I have now read for the second time Marina Warner’s essay published by the London Review of Books. You can read it here.
Another UK University, this time in Essex, is in disgrace.
Marina exposes beautifully the march of the morons against human culture, science, letters, civilisation. Endless thanks to the author, who is present and an advocate of the University of Essex she joined:
“Essex was organised co-operatively between students and teachers… English literature would be read alongside Russian and American, North and South, all in their original languages… [Albert Sloman, the first vice-chancellor] insisted on the importance and independence of academia: ‘A professor can speak out on national issues of science and scholarship,’ Sloman said, ‘as a scientist in a government research centre cannot. So universities must go on being places of scholarly investigation.’”
The drive to make money and command other people’s lives is a cancer growing within universities. Education is put aside; freedom to research and expressions of dissent are enemies of the corporation, of the brand. An intolerate, ruthless environment is being built on terror, the fear of losing one’s position if one holds to collegiality. If you make the mistake to believe that you belong to a College.
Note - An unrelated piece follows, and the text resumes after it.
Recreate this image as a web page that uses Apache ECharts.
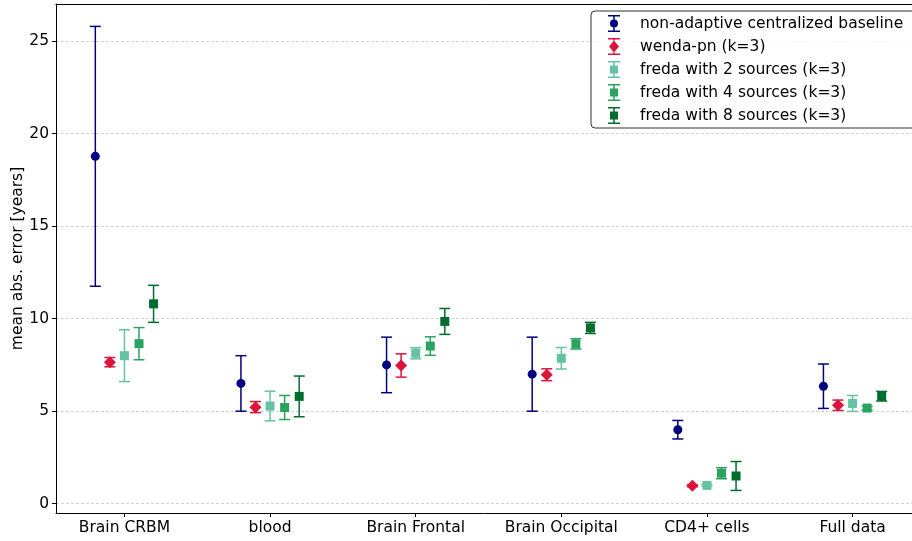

“A Tariff of Expectations would be imposed across the university, with 17 targets to be met, and success in doing so assessed twice a year. I received mine from the executive dean for humanities. (I met her only once. She was appointed last year, a young lawyer specialising in housing. When I tried to talk to her about the history of the university, its hopes, its ‘radical innovation’, she didn’t want to know. I told her why I admired the place, why I felt in tune with Essex and its founding ideas. ‘That is all changing now,’ she said quickly. ‘That is over.’) My ‘workload allocation’, which she would ‘instruct’ my head of department to implement, was impossible to reconcile with the commitments which I had been encouraged – urged – to accept… Eventually, after a protracted rigmarole, I resigned. I felt I had been pushed. ”
Was there another way to oppose these changes? I think Marina suggests action from within and before it is too late and no one able to stand up has survived the purge.
“I am told that the tick of the deathwatch beetle is heard only when it is too late. I should have heard the tick tick ticking when… I heard the tick again when… I heard it once more when… (These Nobel Prize winners – they don’t earn their keep) And I heard it when… I could go on, about the cases of colleagues and their experience of managers’ ‘instructions’, arrogance and ignorance, and the devices they adopt to impose their will, but individuals like Anthony Forster and the executive dean for humanities are not single spies. They’re minor but willing operatives in a larger mechanics of power.”
Her concluding remarks are a powerful critique and exposure of the UK academy’s decline. The option to move elsewhere will be taken by many worthy, pushed away. If good citizenry and higher education are still present within UK universities, then resistance to the very existence of managers must spring from within the sector. This is not easy to achieve, but should be a guiding principle for those who care about the future of education in this country.